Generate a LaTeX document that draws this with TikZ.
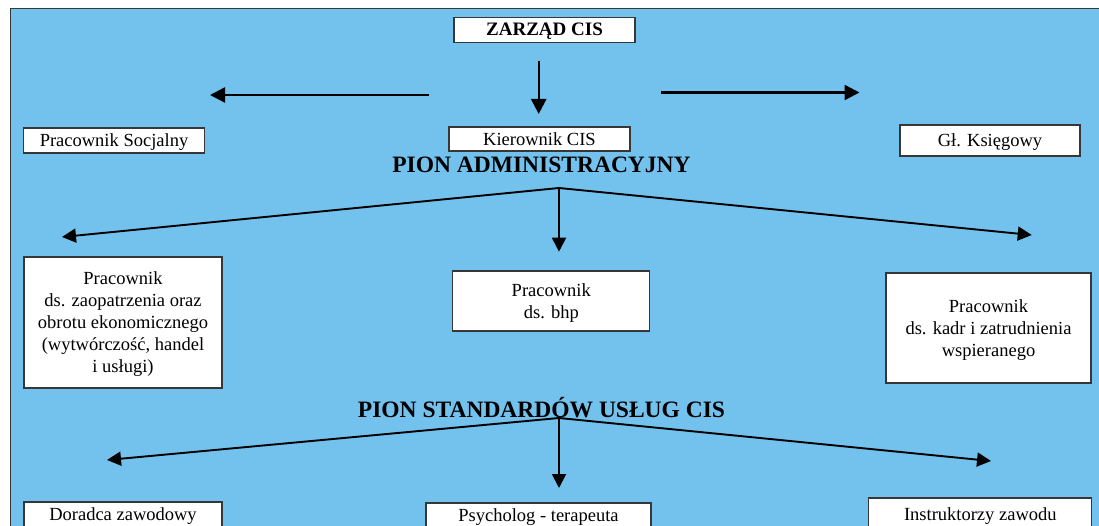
\documentclass[tikz,border=0pt]{standalone}
\usepackage{fontspec}
\setmainfont{Liberation Serif}
\usetikzlibrary{arrows.meta}
\definecolor{tlo}{RGB}{115,194,238}
\definecolor{ramka}{RGB}{55,55,55}
\begin{document}
\begin{tikzpicture}[x=1pt,y=-1pt,
  box/.style={draw=ramka,fill=white,line width=1.1pt,inner sep=0pt,align=center,font=\fontsize{18.5}{22}\selectfont},
  jeden/.style={text height=12.5pt,text depth=0pt},
  pion/.style={font=\fontsize{23.5}{26}\selectfont\bfseries,inner sep=0pt,anchor=base},
  arr/.style={line width=2.4pt,-{Triangle[length=15pt,width=15pt]}},
  branch/.style={line width=1.9pt,-{Triangle[length=14pt,width=14pt]}}]
\useasboundingbox (0,0) rectangle (1099,526);
\fill[white] (0,0) rectangle (1099,526);
\draw[fill=tlo,draw=ramka,line width=1.2pt] (10.5,8.5) rectangle (1110,540);
% gora
\node[box,jeden,minimum width=181,minimum height=25,font=\fontsize{19}{22}\selectfont\bfseries] (zarzad) at (544.5,29.7) {ZARZĄD CIS};
\node[box,jeden,minimum width=181,minimum height=25] (socjalny) at (114,140.5) {Pracownik Socjalny};
\node[box,jeden,minimum width=181,minimum height=24] (kierownik) at (539.5,139) {Kierownik CIS};
\node[box,jeden,minimum width=180,minimum height=31] (ksiegowy) at (990,140.5) {Gł. Księgowy};
\coordinate (zd1) at (538.7,60.7);
\coordinate (zd2) at (538.7,114);
\coordinate (zl1) at (429,95);
\coordinate (zl2) at (210,95);
\coordinate (zp1) at (660.5,92.5);
\coordinate (zp2) at (859.5,92.5);
\draw[arr] (zd1) -- (zd2);
\draw[arr] (zl1) -- (zl2);
\draw[arr] (zp1) -- (zp2);
% pion administracyjny
\node[pion] (padm) at (541.5,173) {PION ADMINISTRACYJNY};
\coordinate (pa) at (559,188);
\coordinate (pal) at (62,237);
\coordinate (pad) at (559,251.7);
\coordinate (pap) at (1031.7,235);
\draw[branch] (pa) -- (pal);
\draw[branch] (pa) -- (pad);
\draw[branch] (pa) -- (pap);
\node[box,minimum width=198,minimum height=131,text depth=-12pt] (zaopatrz) at (123,322.5) {Pracownik\\ ds. zaopatrzenia oraz\\obrotu ekonomicznego\\(wytwórczość, handel\\i usługi)};
\node[box,minimum width=197,minimum height=60,text depth=-1pt] (bhp) at (551.3,301) {Pracownik\\ds. bhp};
\node[box,minimum width=205,minimum height=110,text depth=-1pt] (kadry) at (988.5,328) {Pracownik\\ds. kadr i zatrudnienia\\wspieranego};
% pion standardow
\node[pion] (pstd) at (541.5,417) {PION STANDARDÓW USŁUG CIS};
\coordinate (ps) at (559,418);
\coordinate (psl) at (107,460);
\coordinate (psd) at (559,488);
\coordinate (psp) at (991,461);
\draw[branch] (ps) -- (psl);
\draw[branch] (ps) -- (psd);
\draw[branch] (ps) -- (psp);
\node[box,minimum width=198,minimum height=28] (doradca) at (123,516) {Doradca zawodowy};
\node[box,minimum width=225,minimum height=28] (psycholog) at (538.5,517) {Psycholog - terapeuta};
\node[box,minimum width=223,minimum height=36] (instruktor) at (980.3,516) {Instruktorzy zawodu};
\end{tikzpicture}
\end{document}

:::::

● **Task brief**
Without the images, write out each line of the data verbatim.

● **Written reply**
Generate a LaTeX document that draws this with TikZ.
\documentclass[tikz,border=0pt]{standalone}
\usepackage{fontspec}
\setmainfont{Liberation Serif}
\usetikzlibrary{arrows.meta}
\definecolor{tlo}{RGB}{115,194,238}
\definecolor{ramka}{RGB}{55,55,55}
\begin{document}
\begin{tikzpicture}[x=1pt,y=-1pt,
  box/.style={draw=ramka,fill=white,line width=1.1pt,inner sep=0pt,align=center,font=\fontsize{18.5}{22}\selectfont},
  jeden/.style={text height=12.5pt,text depth=0pt},
  pion/.style={font=\fontsize{23.5}{26}\selectfont\bfseries,inner sep=0pt,anchor=base},
  arr/.style={line width=2.4pt,-{Triangle[length=15pt,width=15pt]}},
  branch/.style={line width=1.9pt,-{Triangle[length=14pt,width=14pt]}}]
\useasboundingbox (0,0) rectangle (1099,526);
\fill[white] (0,0) rectangle (1099,526);
\draw[fill=tlo,draw=ramka,line width=1.2pt] (10.5,8.5) rectangle (1110,540);
% gora
\node[box,jeden,minimum width=181,minimum height=25,font=\fontsize{19}{22}\selectfont\bfseries] (zarzad) at (544.5,29.7) {ZARZĄD CIS};
\node[box,jeden,minimum width=181,minimum height=25] (socjalny) at (114,140.5) {Pracownik Socjalny};
\node[box,jeden,minimum width=181,minimum height=24] (kierownik) at (539.5,139) {Kierownik CIS};
\node[box,jeden,minimum width=180,minimum height=31] (ksiegowy) at (990,140.5) {Gł. Księgowy};
\coordinate (zd1) at (538.7,60.7);
\coordinate (zd2) at (538.7,114);
\coordinate (zl1) at (429,95);
\coordinate (zl2) at (210,95);
\coordinate (zp1) at (660.5,92.5);
\coordinate (zp2) at (859.5,92.5);
\draw[arr] (zd1) -- (zd2);
\draw[arr] (zl1) -- (zl2);
\draw[arr] (zp1) -- (zp2);
% pion administracyjny
\node[pion] (padm) at (541.5,173) {PION ADMINISTRACYJNY};
\coordinate (pa) at (559,188);
\coordinate (pal) at (62,237);
\coordinate (pad) at (559,251.7);
\coordinate (pap) at (1031.7,235);
\draw[branch] (pa) -- (pal);
\draw[branch] (pa) -- (pad);
\draw[branch] (pa) -- (pap);
\node[box,minimum width=198,minimum height=131,text depth=-12pt] (zaopatrz) at (123,322.5) {Pracownik\\ ds. zaopatrzenia oraz\\obrotu ekonomicznego\\(wytwórczość, handel\\i usługi)};
\node[box,minimum width=197,minimum height=60,text depth=-1pt] (bhp) at (551.3,301) {Pracownik\\ds. bhp};
\node[box,minimum width=205,minimum height=110,text depth=-1pt] (kadry) at (988.5,328) {Pracownik\\ds. kadr i zatrudnienia\\wspieranego};
% pion standardow
\node[pion] (pstd) at (541.5,417) {PION STANDARDÓW USŁUG CIS};
\coordinate (ps) at (559,418);
\coordinate (psl) at (107,460);
\coordinate (psd) at (559,488);
\coordinate (psp) at (991,461);
\draw[branch] (ps) -- (psl);
\draw[branch] (ps) -- (psd);
\draw[branch] (ps) -- (psp);
\node[box,minimum width=198,minimum height=28] (doradca) at (123,516) {Doradca zawodowy};
\node[box,minimum width=225,minimum height=28] (psycholog) at (538.5,517) {Psycholog - terapeuta};
\node[box,minimum width=223,minimum height=36] (instruktor) at (980.3,516) {Instruktorzy zawodu};
\end{tikzpicture}
\end{document}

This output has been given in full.